Неслучайно, между прочим, что деятельность реформатора Витте нашими властями сегодня не ставится в назидание российским гражданам. Дело здесь даже и не в содержании его политики, в которой при желании можно было бы найти родственные экономической политике «нулевых» черты. Дело в стиле – в том, что аморфной, беспомощной, безвольной, лживой, занятой личным обогащением и имитацией реформ сегодняшней власти претит, говоря словами академика Тарле,
«основная черта Витте – жажда и, можно сказать, пафос деятельности». Это именно та черта, которая представлялась для многих наших соотечественников главной во Владимире Путине в конце 90-х – молодой, энергичный, думающий не о членах «семьи», а об общем деле, выходец не из элиты, а из народа.

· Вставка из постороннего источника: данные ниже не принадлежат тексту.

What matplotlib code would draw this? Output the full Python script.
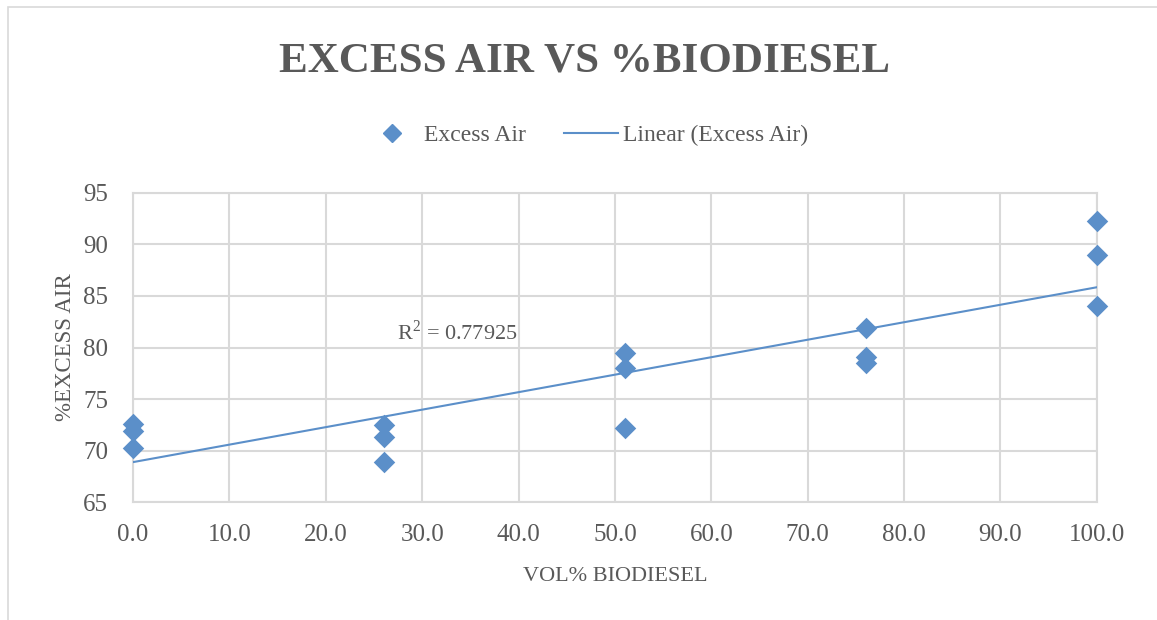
import numpy as np
import matplotlib
matplotlib.use("Agg")
import matplotlib.pyplot as plt
from matplotlib.patches import Rectangle
from matplotlib.lines import Line2D

# data
vol_biodiesel = [0.0, 0.0, 0.0, 26.0, 26.0, 26.0, 51.0, 51.0, 51.0, 76.0, 76.0, 76.0, 100.0, 100.0, 100.0]
excess_air = [72.6, 71.9, 70.3, 72.5, 71.3, 68.9, 79.5, 78.0, 72.2, 81.9, 79.1, 78.5, 92.3, 89.0, 84.0]
x_ticks = [0, 10, 20, 30, 40, 50, 60, 70, 80, 90, 100]
y_ticks = [65, 70, 75, 80, 85, 90, 95]
r2_label = "R$^2$ = 0.77925"
title = "EXCESS AIR VS %BIODIESEL"

blue = "#5B8FC9"
grey_text = "#595959"
grid_col = "#D9D9D9"

plt.rcParams['font.family'] = ['Liberation Serif', 'DejaVu Serif']
plt.rcParams['mathtext.fontset'] = 'custom'
plt.rcParams['mathtext.rm'] = 'Liberation Serif'

fig = plt.figure(figsize=(11.57, 6.2), dpi=100)
fig.patches.append(Rectangle((0.007, -0.01), 0.995, 0.998, transform=fig.transFigure,
                             fill=False, edgecolor=grid_col, linewidth=1.2))
ax = fig.add_axes([0.115, 0.190, 0.833, 0.499])

# linear trend line
coef = np.polyfit(vol_biodiesel, excess_air, 1)
xs = np.array([0, 100])
ax.plot(xs, np.polyval(coef, xs), color=blue, linewidth=1.5, zorder=3)
ax.scatter(vol_biodiesel, excess_air, marker='D', s=120, color=blue, zorder=4,
           linewidths=0, clip_on=False)

ax.set_xlim(0, 100)
ax.set_ylim(65, 95)
ax.set_xticks(x_ticks)
ax.set_xticklabels([f"{v:.1f}" for v in x_ticks])
ax.set_yticks(y_ticks)
ax.grid(True, color=grid_col, linewidth=1.5)
ax.set_axisbelow(True)
for s in ax.spines.values():
    s.set_color(grid_col)
    s.set_linewidth(1.5)
ax.tick_params(length=0, labelsize=18, colors=grey_text)
ax.tick_params(axis='x', pad=16)
ax.tick_params(axis='y', pad=18)

ax.set_xlabel("VOL% BIODIESEL", fontsize=16, color=grey_text, labelpad=15)
ax.set_ylabel("%EXCESS AIR", fontsize=16.5, color=grey_text, labelpad=5)

ax.text(27.4, 81.5, r2_label, fontsize=16, color=grey_text, ha='left', va='center')

fig.text(0.505, 0.900, title, fontsize=31,
         fontweight='bold', color=grey_text, ha='center', va='center')

handles = [Line2D([], [], marker='D', linestyle='none', color=blue, markersize=9),
           Line2D([], [], color=blue, linewidth=1.5)]
fig.legend(handles, ["Excess Air", "Linear (Excess Air)"], loc='center', bbox_to_anchor=(0.507, 0.782),
           ncol=2, frameon=False, fontsize=17, labelcolor=grey_text, handlelength=2.3,
           handletextpad=0.2, columnspacing=1.6)

fig.savefig("out.png", dpi=100)
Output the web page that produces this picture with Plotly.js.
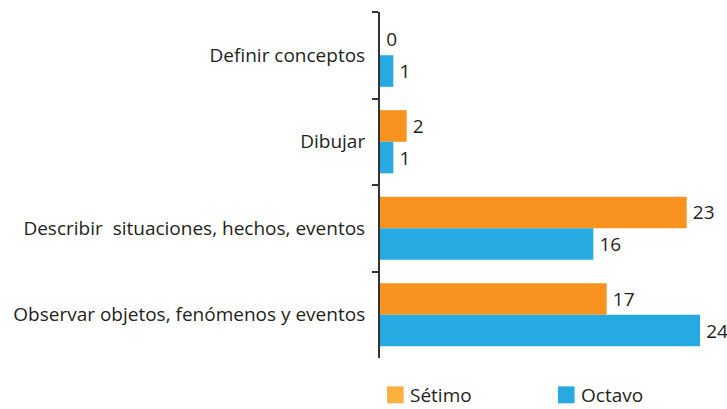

Прошли годы, от этого образа не осталось почти ничего. А что же есть? Читающий что-то явно далекое от дела по бумажке премьер с опустошенным взглядом. Страдающая тяжелой одышкой и опирающаяся на нефтяную трубу разлагающаяся «вертикаль», бредущая неверной походкой к концу, показанному весенним крахом североафриканских режимов. Можно, конечно, воздвигнуть на краю этой дороги памятник Столыпину и даже назвать дорогу его именем. Будет стоять его мощная фигура, скрестивши на груди руки, смотреть строгим взглядом на сбивчивый шаг своих самозваных наследников. То ли с осуждением, то ли с недоумением, то ли с насмешкой.